O ano de 2012 traz no cenário musical o centenário de nascimento de Luis Gonzaga, um dos pais da nordestinidade, e de Erivelton Martins, forte representante da veia passional do homem brasileiro; na literatura, Jorge Amado, talvez o maior exportador de uma imagem baiana do Brasil, e Nelson Rodrigues, provavelmente nosso maior teatrólogo, ocupado em desvelar nossas libertinagens e recalques, ambos completariam cem anos; e há cento e dez anos nascia Carlos Drummond de Andrade, ápice da poesia moderna e observador da modernidade, apenas alguns meses depois de Sérgio Buarque de Holanda, um dos destaques de nossas ciências humanas, teorizador da cordialidade brasileira.

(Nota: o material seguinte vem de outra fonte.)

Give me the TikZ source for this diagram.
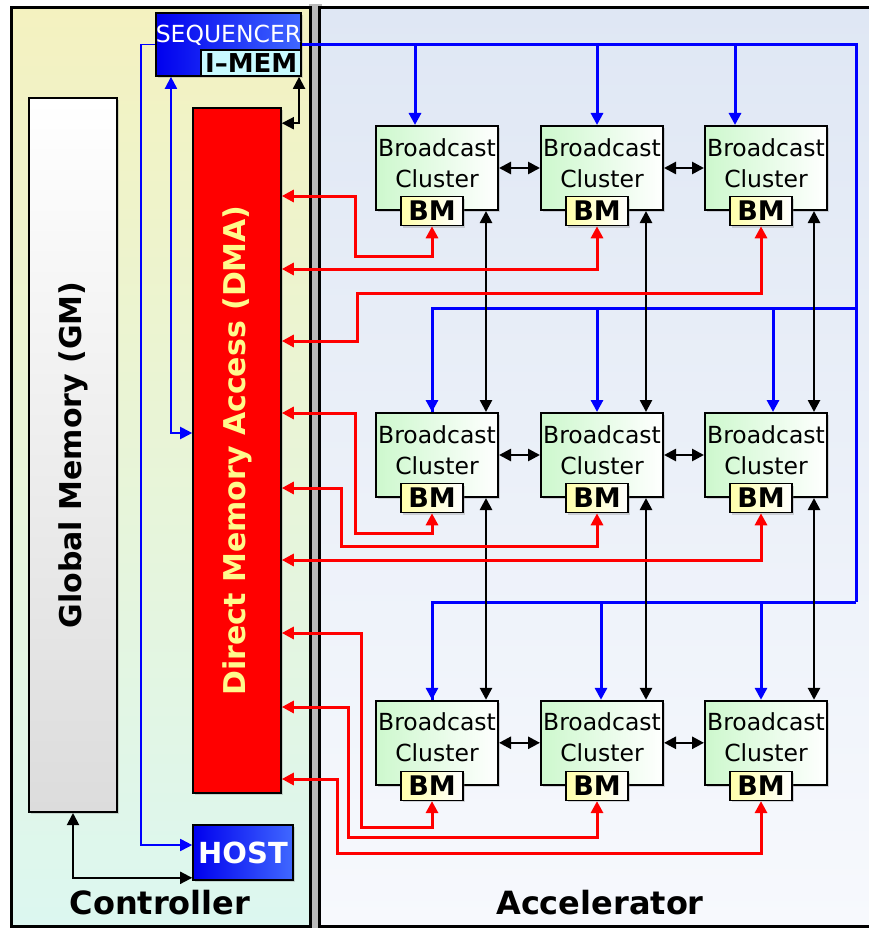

Dentre tantos que ainda poderiam ser citados, há um que, se vivo, decerto diria ser bobagem qualquer lembrança mais efusiva de sua obra, advertindo tratar-se apenas de alguns livros para o entretenimento de leitores e um meio de ganhar a vida. É Graciliano Ramos, que costumava se chamar de “sapateiro da literatura”. O velho Graça (ou ainda, Major Graça), nasceu num vinte e sete de outubro, há cento e vinte anos, e a seu contragosto ouviremos e falaremos muito dele nas próximas décadas – exemplo disso é que a famosa Festa Literária Internacional de Paraty do ano que vem o trará como homenageado. Sua obra – curta, se comparada a da um Érico Veríssimo ou a de um José Lins do Rego – compõe um dos painéis mais ricos de nossas letras justamente por trazer questões que, se são datadas e localizadas, são também imorredouras e universais. Pode-se dizer que, ao lado de Machado de Assis, Lima Barreto e Guimarães Rosa, Graciliano Ramos foi quem melhor abarcou os problemas de formação, os limites e as potencialidades do homem brasileiro moderno – moderno aqui entendido como republicano.

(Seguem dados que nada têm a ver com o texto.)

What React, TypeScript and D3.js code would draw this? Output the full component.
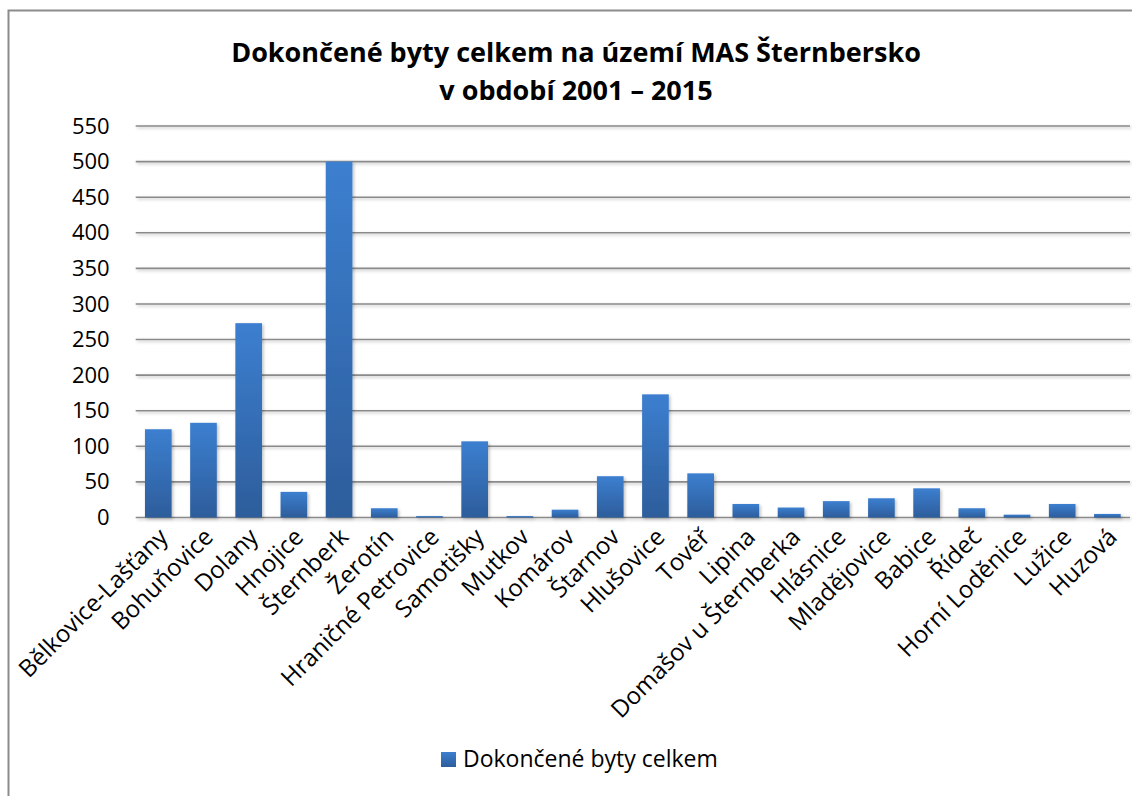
import React, { useEffect, useRef } from 'react';
import * as d3 from 'd3';

// obce MAS Šternbersko
const obce = [
  'Bělkovice-Lašťany', 'Bohuňovice', 'Dolany', 'Hnojice', 'Šternberk', 'Žerotín',
  'Hraničné Petrovice', 'Samotišky', 'Mutkov', 'Komárov', 'Štarnov', 'Hlušovice',
  'Tovéř', 'Lipina', 'Domašov u Šternberka', 'Hlásnice', 'Mladějovice', 'Babice',
  'Řídeč', 'Horní Loděnice', 'Lužice', 'Huzová'
];
const byty = [124, 133, 273, 36, 500, 13, 2, 107, 2, 11, 58, 173, 62, 19, 14, 23, 27, 41, 13, 4, 19, 5];
const yTicks = [0, 50, 100, 150, 200, 250, 300, 350, 400, 450, 500, 550];
const seriesName = 'Dokončené byty celkem';
const titleLines = ['Dokončené byty celkem na území MAS Šternbersko', 'v období 2001 – 2015'];

const W = 1132, H = 796;
const FONT = '"Open Sans", Lato, sans-serif';

const App = () => {
  const ref = useRef<SVGSVGElement>(null);

  useEffect(() => {
    if (!ref.current) return;
    const svg = d3.select(ref.current);
    svg.selectAll('*').remove();

    const margin = { top: 126, right: 2, bottom: 278.5, left: 135.7 };

    const defs = svg.append('defs');
    const grad = defs.append('linearGradient')
      .attr('id', 'barGrad').attr('x1', 0).attr('y1', 0).attr('x2', 0).attr('y2', 1);
    grad.append('stop').attr('offset', '0%').attr('stop-color', '#3c7fd0');
    grad.append('stop').attr('offset', '100%').attr('stop-color', '#2d5d9b');
    const shadow = defs.append('filter').attr('id', 'shadow')
      .attr('x', '-20%').attr('y', '-20%').attr('width', '140%').attr('height', '140%');
    shadow.append('feDropShadow')
      .attr('dx', 1.5).attr('dy', 1.5).attr('stdDeviation', 1.5)
      .attr('flood-color', '#000').attr('flood-opacity', 0.25);

    // okraj grafu (oříznutý vpravo a dole)
    svg.append('rect')
      .attr('x', 8.5).attr('y', 10.5)
      .attr('width', W + 40).attr('height', H + 40)
      .attr('fill', 'white')
      .attr('stroke', '#8c8c8c').attr('stroke-width', 2);

    const x = d3.scaleBand()
      .domain(obce)
      .range([margin.left, W - margin.right])
      .paddingInner(0.41)
      .paddingOuter(0.205);

    const y = d3.scaleLinear()
      .domain([0, 550])
      .range([H - margin.bottom, margin.top]);

    // mřížka
    const grid = svg.append('g').attr('filter', 'url(#shadow)');
    grid.selectAll('line')
      .data(yTicks)
      .join('line')
      .attr('x1', margin.left).attr('x2', W - margin.right)
      .attr('y1', d => y(d)).attr('y2', d => y(d))
      .attr('stroke', '#8a8a8a').attr('stroke-width', 1.6);

    const yAxis = d3.axisLeft(y).tickValues(yTicks).tickSize(0).tickPadding(26);
    svg.append('g')
      .attr('transform', `translate(${margin.left},0)`)
      .call(yAxis)
      .call(g => g.select('.domain').remove())
      .call(g => g.selectAll('text')
        .attr('font-family', FONT).attr('font-size', 22).attr('fill', '#000'));

    // sloupce
    svg.append('g').attr('filter', 'url(#shadow)')
      .selectAll('rect')
      .data(byty)
      .join('rect')
      .attr('x', (d, i) => x(obce[i]))
      .attr('width', x.bandwidth())
      .attr('y', d => y(d))
      .attr('height', d => y(0) - y(d))
      .attr('fill', 'url(#barGrad)');

    // popisky kategorií
    svg.append('g')
      .selectAll('text')
      .data(obce)
      .join('text')
      .attr('transform', d => `translate(${x(d) + x.bandwidth() / 2 + 5},${y(0) + 15}) rotate(-45)`)
      .attr('text-anchor', 'end')
      .attr('dy', '0.35em')
      .attr('font-family', FONT).attr('font-size', 24).attr('fill', '#000')
      .text(d => d);

    // titulek
    const title = svg.append('text')
      .attr('text-anchor', 'middle')
      .attr('font-family', FONT).attr('font-size', 27).attr('font-weight', 'bold');
    title.selectAll('tspan')
      .data(titleLines)
      .join('tspan')
      .attr('x', 576)
      .attr('y', (d, i) => 62 + i * 38)
      .text(d => d);

    // legenda
    svg.append('rect')
      .attr('x', 441).attr('y', 752).attr('width', 15).attr('height', 15)
      .attr('fill', 'url(#barGrad)');
    svg.append('text')
      .attr('x', 463).attr('y', 767)
      .attr('font-family', FONT).attr('font-size', 23)
      .text(seriesName);
  }, []);

  return (
    <svg ref={ref} width={W} height={H}
      style={{ position: 'absolute', left: 0, top: 0, background: 'white' }} />
  );
};

export default App;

Calçado na experiência e nos pressupostos realistas, o autor de Vidas Secas soube, como poucos, interpretar o Brasil num suporte que, se em nada lembra o estudo acadêmico (aprumado no tripé embasamento teórico-metodológico, pesquisa em fontes e uma narrativa problematizada), a ele nada deve em rigor e verossimilhança, apenas exigindo de seu leitor que compreenda tratar-se de obra guiada pela verdade poética que, contudo, no caso específico de Graciliano, nunca é resultado de descuramento na análise dos motivos culturais e sociais que moldam as ações de seus personagens vistos em isolamento – essa é, sem dúvida, uma de suas marcas mais fundas, garantindo sua sobrevivência como clássico.
Conhecer (ou reconhecer) esse singular homem das letras passa pelo exercício de caminhar por veredas da sua trajetória que são indissociáveis da história política e literária do Brasil. Graciliano Ramos foi um grande escritor, mas não somente – veja o quadro “Ramo por ramo de uma vida”.

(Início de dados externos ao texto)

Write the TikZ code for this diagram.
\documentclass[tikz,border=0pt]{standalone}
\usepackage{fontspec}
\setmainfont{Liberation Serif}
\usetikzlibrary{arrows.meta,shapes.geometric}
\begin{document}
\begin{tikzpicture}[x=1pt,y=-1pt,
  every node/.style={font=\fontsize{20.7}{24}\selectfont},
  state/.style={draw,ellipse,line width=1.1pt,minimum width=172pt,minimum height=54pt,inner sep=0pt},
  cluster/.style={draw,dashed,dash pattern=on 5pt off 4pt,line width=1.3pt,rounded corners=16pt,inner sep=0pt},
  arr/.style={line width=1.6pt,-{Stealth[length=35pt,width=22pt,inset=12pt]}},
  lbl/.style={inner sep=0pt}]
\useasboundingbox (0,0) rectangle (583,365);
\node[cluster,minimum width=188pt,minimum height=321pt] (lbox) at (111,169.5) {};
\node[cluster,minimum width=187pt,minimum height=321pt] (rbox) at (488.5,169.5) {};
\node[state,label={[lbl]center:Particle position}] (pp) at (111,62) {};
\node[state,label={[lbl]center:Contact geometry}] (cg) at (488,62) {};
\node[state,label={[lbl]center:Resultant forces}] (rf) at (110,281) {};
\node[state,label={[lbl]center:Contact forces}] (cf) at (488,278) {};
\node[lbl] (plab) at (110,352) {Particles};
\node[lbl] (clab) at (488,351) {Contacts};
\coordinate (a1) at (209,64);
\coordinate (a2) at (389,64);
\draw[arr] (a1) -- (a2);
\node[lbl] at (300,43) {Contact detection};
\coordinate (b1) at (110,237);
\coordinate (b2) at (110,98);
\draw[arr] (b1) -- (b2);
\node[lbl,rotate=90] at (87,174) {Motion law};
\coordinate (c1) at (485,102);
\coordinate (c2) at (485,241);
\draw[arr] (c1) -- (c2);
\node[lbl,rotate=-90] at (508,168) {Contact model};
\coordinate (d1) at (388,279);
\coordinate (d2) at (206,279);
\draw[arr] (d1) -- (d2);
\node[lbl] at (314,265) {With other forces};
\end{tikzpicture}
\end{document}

A vida do escritor alagoano foi marcada por partidas forçadas e retornos dolorosos, prisões, aperto orçamentário e polêmicas. Escritor profissional tardio, Graciliano foi ainda comerciante, professor, prefeito, diretor da Imprensa Oficial de Alagoas e secretário estadual de Educação, revisor em diversos jornais, inspetor de ensino no Rio de Janeiro e presidente da Associação Brasileira de Escritores – uma vida ladeada pela atividade cultural e política.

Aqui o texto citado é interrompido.